In Terra Santa stiamo assistendo ad un periodo di particolare disagio e instabilità. Vivendo qui da quasi 17 anni, ho assistito a turbolenze, disordini, cambi di governo, ma questa volta entrambe le fazioni sono in allarme: i palestinesi, sempre più minacciati da nuovi insediamenti e soprusi; gli israeliani, alle porte di una dittatura, con un governo che cerca di togliere potere anche all’unico organo che può limitare i danni, cioè la Corte Suprema.

Anche al Magnificat (la scuola di musica della Custodia di Terra Santa – ndr) come in un microcosmo protetto, assistiamo a volte ad eventi che ci turbano, al suo interno si rispecchiano gli umori e i malumori che si respirano nel Paese. La scorsa settimana uno studente è entrato nel complesso del convento dove si trova l’Istituto di musica con la sua chitarra in spalla, ma indossando una divisa militare. Si tratta di uno studente israeliano che lo scorso anno ha iniziato a frequentare il corso di chitarra classica presso la nostra scuola. Nel frattempo è arrivata la chiamata alle armi, obbligatoria per tutti cittadini israeliani dai 17 ai 19 anni, tre anni per i ragazzi e due anni per le ragazze. Solitamente lo studente ha il tempo di passare da casa o dal suo alloggio per cambiarsi e per indossare abiti civili, questa volta probabilmente non ha avuto il tempo.

Ignaro di quanto avrebbe scatenato una divisa nei nostri ambienti, senza armi, ma con in spalla uno strumento musicale è sceso come ogni settimana nell’aula di lezione. La segretaria allarmata mi ha contattato perché era la prima volta che capitava una situazione simile e non sapeva bene come comportarsi. Le ho detto di verificare che non avesse armi e poi di capire se fosse davvero uno studente. Sebbene la lezione fosse al mattino quando nessuno è a scuola (pertanto la cosa avrebbe potuto passare inosservata), un’insegnante molto sensibile alla questione palestinese era presente nella struttura. Nel pomeriggio un messaggio nella chat dei docenti e dell’amministrazione ha sconvolto la pace e la serenità che di solito regnano al Magnificat. In quanto direttore, ho risposto spiegando che si trattava di un episodio isolato e che il ragazzo non aveva nessuna intenzione di offendere o spaventare alcuno e che gli avremmo chiesto di non venire più in divisa. Si è accesa una discussione che non avrei potuto immaginare. Docenti israeliani che cercavano di prendere le posizioni dell’insegnante che ha tentato di difendere il proprio studente, affermando che non tutte le persone che indossano una divisa sono terroristi omicidi o hanno intenzione di fare del male. Dall’altra parte i docenti di origine palestinese hanno elogiato il coraggio dell’insegnante che, pur essendo europea, ha dato voce a coloro che spesso non ce l’hanno.

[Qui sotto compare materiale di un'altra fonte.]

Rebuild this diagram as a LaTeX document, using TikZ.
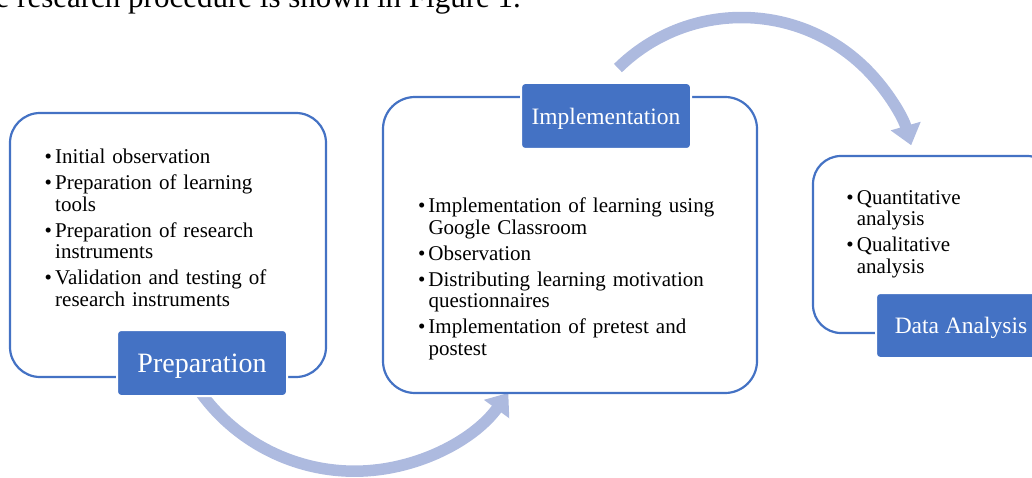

Un piccolo episodio che mi ha ricordato quanto fragile e delicata sia la quotidianità in questa terra e quante energie dobbiamo impiegare perché il grande lavoro svolto negli ultimi 25 anni al Magnificat non vada vanificato. Avremo bisogno di tempo tra le mura della scuola per ritrovare un equilibrio che duramente si era costruito. I giorni successivi i messaggi privati e pubblici di tanti docenti mi hanno dato speranza, perché tutti hanno bisogno di pace e cercarla insieme è un dovere al quale nessuno di noi può o deve sottrarsi.